--- Begin Data excerpt ---

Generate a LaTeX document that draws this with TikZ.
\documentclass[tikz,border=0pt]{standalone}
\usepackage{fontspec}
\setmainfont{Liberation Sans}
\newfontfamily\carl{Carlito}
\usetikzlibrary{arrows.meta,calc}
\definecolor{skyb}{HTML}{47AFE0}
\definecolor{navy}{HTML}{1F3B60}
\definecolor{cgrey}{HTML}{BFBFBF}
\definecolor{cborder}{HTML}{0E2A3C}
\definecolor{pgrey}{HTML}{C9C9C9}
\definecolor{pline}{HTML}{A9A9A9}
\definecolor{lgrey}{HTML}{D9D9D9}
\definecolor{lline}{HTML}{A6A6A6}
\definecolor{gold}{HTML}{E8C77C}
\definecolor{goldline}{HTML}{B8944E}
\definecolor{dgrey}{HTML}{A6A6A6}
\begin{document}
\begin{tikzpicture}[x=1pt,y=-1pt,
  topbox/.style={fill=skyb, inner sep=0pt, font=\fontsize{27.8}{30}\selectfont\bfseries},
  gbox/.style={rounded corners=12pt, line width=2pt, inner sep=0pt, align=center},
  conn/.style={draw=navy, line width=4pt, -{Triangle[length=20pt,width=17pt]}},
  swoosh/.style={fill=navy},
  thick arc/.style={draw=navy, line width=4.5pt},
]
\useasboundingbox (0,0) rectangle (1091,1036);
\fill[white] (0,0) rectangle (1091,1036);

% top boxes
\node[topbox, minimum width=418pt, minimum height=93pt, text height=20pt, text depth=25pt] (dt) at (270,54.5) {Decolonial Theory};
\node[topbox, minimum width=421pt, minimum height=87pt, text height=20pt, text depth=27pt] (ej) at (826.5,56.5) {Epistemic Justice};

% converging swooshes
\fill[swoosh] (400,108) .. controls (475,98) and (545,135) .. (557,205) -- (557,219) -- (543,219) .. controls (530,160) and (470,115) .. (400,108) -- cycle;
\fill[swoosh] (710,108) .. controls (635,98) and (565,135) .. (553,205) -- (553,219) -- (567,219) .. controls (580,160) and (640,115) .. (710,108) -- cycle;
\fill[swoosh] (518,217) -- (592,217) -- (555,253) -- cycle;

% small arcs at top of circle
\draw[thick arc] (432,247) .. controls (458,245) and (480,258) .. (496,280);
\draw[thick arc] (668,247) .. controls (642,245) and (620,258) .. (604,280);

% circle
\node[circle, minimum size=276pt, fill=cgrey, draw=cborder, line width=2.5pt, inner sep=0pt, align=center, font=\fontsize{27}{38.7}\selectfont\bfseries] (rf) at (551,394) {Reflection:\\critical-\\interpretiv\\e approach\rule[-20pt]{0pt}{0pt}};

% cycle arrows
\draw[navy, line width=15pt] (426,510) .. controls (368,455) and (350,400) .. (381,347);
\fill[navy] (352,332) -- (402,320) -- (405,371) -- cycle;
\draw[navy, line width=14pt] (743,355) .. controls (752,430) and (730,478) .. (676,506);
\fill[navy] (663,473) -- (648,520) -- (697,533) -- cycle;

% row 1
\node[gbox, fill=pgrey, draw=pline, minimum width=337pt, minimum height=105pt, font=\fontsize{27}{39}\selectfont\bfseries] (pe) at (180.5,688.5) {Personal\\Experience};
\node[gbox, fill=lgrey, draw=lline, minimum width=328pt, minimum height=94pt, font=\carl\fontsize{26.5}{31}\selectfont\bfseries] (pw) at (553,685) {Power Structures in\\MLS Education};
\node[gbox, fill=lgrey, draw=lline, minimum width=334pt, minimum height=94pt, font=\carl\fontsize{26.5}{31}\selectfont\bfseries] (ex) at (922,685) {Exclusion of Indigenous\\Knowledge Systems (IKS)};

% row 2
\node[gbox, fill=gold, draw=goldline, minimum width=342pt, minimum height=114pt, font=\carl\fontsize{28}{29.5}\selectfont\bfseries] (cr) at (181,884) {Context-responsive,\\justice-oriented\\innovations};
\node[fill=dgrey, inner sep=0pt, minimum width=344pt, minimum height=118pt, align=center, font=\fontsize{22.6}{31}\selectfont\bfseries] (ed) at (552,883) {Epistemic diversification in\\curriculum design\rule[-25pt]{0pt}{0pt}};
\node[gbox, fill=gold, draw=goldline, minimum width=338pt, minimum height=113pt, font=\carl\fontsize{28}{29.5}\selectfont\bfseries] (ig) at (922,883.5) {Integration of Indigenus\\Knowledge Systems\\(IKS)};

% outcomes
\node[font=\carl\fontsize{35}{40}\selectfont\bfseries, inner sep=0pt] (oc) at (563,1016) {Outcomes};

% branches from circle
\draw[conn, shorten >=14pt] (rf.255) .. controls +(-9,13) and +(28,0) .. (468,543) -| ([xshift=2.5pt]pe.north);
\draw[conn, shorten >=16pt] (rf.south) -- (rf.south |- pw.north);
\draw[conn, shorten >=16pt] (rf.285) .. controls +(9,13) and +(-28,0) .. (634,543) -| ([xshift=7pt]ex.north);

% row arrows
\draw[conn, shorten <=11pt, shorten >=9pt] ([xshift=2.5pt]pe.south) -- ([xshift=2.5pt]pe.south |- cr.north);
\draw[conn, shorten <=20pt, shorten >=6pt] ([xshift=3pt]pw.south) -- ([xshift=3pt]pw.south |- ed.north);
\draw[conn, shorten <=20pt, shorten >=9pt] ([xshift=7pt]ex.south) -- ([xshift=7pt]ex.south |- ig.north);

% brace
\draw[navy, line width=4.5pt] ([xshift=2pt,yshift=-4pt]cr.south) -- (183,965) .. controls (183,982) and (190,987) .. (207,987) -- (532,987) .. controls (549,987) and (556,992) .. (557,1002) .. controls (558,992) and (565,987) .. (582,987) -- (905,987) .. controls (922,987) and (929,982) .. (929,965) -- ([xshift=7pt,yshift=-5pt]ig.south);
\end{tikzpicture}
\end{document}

--- End Data excerpt ---

Aim – Repeat the lines above exactly.

Solution –
Generate a LaTeX document that draws this with TikZ.
\documentclass[tikz,border=0pt]{standalone}
\usepackage{fontspec}
\setmainfont{Liberation Sans}
\newfontfamily\carl{Carlito}
\usetikzlibrary{arrows.meta,calc}
\definecolor{skyb}{HTML}{47AFE0}
\definecolor{navy}{HTML}{1F3B60}
\definecolor{cgrey}{HTML}{BFBFBF}
\definecolor{cborder}{HTML}{0E2A3C}
\definecolor{pgrey}{HTML}{C9C9C9}
\definecolor{pline}{HTML}{A9A9A9}
\definecolor{lgrey}{HTML}{D9D9D9}
\definecolor{lline}{HTML}{A6A6A6}
\definecolor{gold}{HTML}{E8C77C}
\definecolor{goldline}{HTML}{B8944E}
\definecolor{dgrey}{HTML}{A6A6A6}
\begin{document}
\begin{tikzpicture}[x=1pt,y=-1pt,
  topbox/.style={fill=skyb, inner sep=0pt, font=\fontsize{27.8}{30}\selectfont\bfseries},
  gbox/.style={rounded corners=12pt, line width=2pt, inner sep=0pt, align=center},
  conn/.style={draw=navy, line width=4pt, -{Triangle[length=20pt,width=17pt]}},
  swoosh/.style={fill=navy},
  thick arc/.style={draw=navy, line width=4.5pt},
]
\useasboundingbox (0,0) rectangle (1091,1036);
\fill[white] (0,0) rectangle (1091,1036);

% top boxes
\node[topbox, minimum width=418pt, minimum height=93pt, text height=20pt, text depth=25pt] (dt) at (270,54.5) {Decolonial Theory};
\node[topbox, minimum width=421pt, minimum height=87pt, text height=20pt, text depth=27pt] (ej) at (826.5,56.5) {Epistemic Justice};

% converging swooshes
\fill[swoosh] (400,108) .. controls (475,98) and (545,135) .. (557,205) -- (557,219) -- (543,219) .. controls (530,160) and (470,115) .. (400,108) -- cycle;
\fill[swoosh] (710,108) .. controls (635,98) and (565,135) .. (553,205) -- (553,219) -- (567,219) .. controls (580,160) and (640,115) .. (710,108) -- cycle;
\fill[swoosh] (518,217) -- (592,217) -- (555,253) -- cycle;

% small arcs at top of circle
\draw[thick arc] (432,247) .. controls (458,245) and (480,258) .. (496,280);
\draw[thick arc] (668,247) .. controls (642,245) and (620,258) .. (604,280);

% circle
\node[circle, minimum size=276pt, fill=cgrey, draw=cborder, line width=2.5pt, inner sep=0pt, align=center, font=\fontsize{27}{38.7}\selectfont\bfseries] (rf) at (551,394) {Reflection:\\critical-\\interpretiv\\e approach\rule[-20pt]{0pt}{0pt}};

% cycle arrows
\draw[navy, line width=15pt] (426,510) .. controls (368,455) and (350,400) .. (381,347);
\fill[navy] (352,332) -- (402,320) -- (405,371) -- cycle;
\draw[navy, line width=14pt] (743,355) .. controls (752,430) and (730,478) .. (676,506);
\fill[navy] (663,473) -- (648,520) -- (697,533) -- cycle;

% row 1
\node[gbox, fill=pgrey, draw=pline, minimum width=337pt, minimum height=105pt, font=\fontsize{27}{39}\selectfont\bfseries] (pe) at (180.5,688.5) {Personal\\Experience};
\node[gbox, fill=lgrey, draw=lline, minimum width=328pt, minimum height=94pt, font=\carl\fontsize{26.5}{31}\selectfont\bfseries] (pw) at (553,685) {Power Structures in\\MLS Education};
\node[gbox, fill=lgrey, draw=lline, minimum width=334pt, minimum height=94pt, font=\carl\fontsize{26.5}{31}\selectfont\bfseries] (ex) at (922,685) {Exclusion of Indigenous\\Knowledge Systems (IKS)};

% row 2
\node[gbox, fill=gold, draw=goldline, minimum width=342pt, minimum height=114pt, font=\carl\fontsize{28}{29.5}\selectfont\bfseries] (cr) at (181,884) {Context-responsive,\\justice-oriented\\innovations};
\node[fill=dgrey, inner sep=0pt, minimum width=344pt, minimum height=118pt, align=center, font=\fontsize{22.6}{31}\selectfont\bfseries] (ed) at (552,883) {Epistemic diversification in\\curriculum design\rule[-25pt]{0pt}{0pt}};
\node[gbox, fill=gold, draw=goldline, minimum width=338pt, minimum height=113pt, font=\carl\fontsize{28}{29.5}\selectfont\bfseries] (ig) at (922,883.5) {Integration of Indigenus\\Knowledge Systems\\(IKS)};

% outcomes
\node[font=\carl\fontsize{35}{40}\selectfont\bfseries, inner sep=0pt] (oc) at (563,1016) {Outcomes};

% branches from circle
\draw[conn, shorten >=14pt] (rf.255) .. controls +(-9,13) and +(28,0) .. (468,543) -| ([xshift=2.5pt]pe.north);
\draw[conn, shorten >=16pt] (rf.south) -- (rf.south |- pw.north);
\draw[conn, shorten >=16pt] (rf.285) .. controls +(9,13) and +(-28,0) .. (634,543) -| ([xshift=7pt]ex.north);

% row arrows
\draw[conn, shorten <=11pt, shorten >=9pt] ([xshift=2.5pt]pe.south) -- ([xshift=2.5pt]pe.south |- cr.north);
\draw[conn, shorten <=20pt, shorten >=6pt] ([xshift=3pt]pw.south) -- ([xshift=3pt]pw.south |- ed.north);
\draw[conn, shorten <=20pt, shorten >=9pt] ([xshift=7pt]ex.south) -- ([xshift=7pt]ex.south |- ig.north);

% brace
\draw[navy, line width=4.5pt] ([xshift=2pt,yshift=-4pt]cr.south) -- (183,965) .. controls (183,982) and (190,987) .. (207,987) -- (532,987) .. controls (549,987) and (556,992) .. (557,1002) .. controls (558,992) and (565,987) .. (582,987) -- (905,987) .. controls (922,987) and (929,982) .. (929,965) -- ([xshift=7pt,yshift=-5pt]ig.south);
\end{tikzpicture}
\end{document}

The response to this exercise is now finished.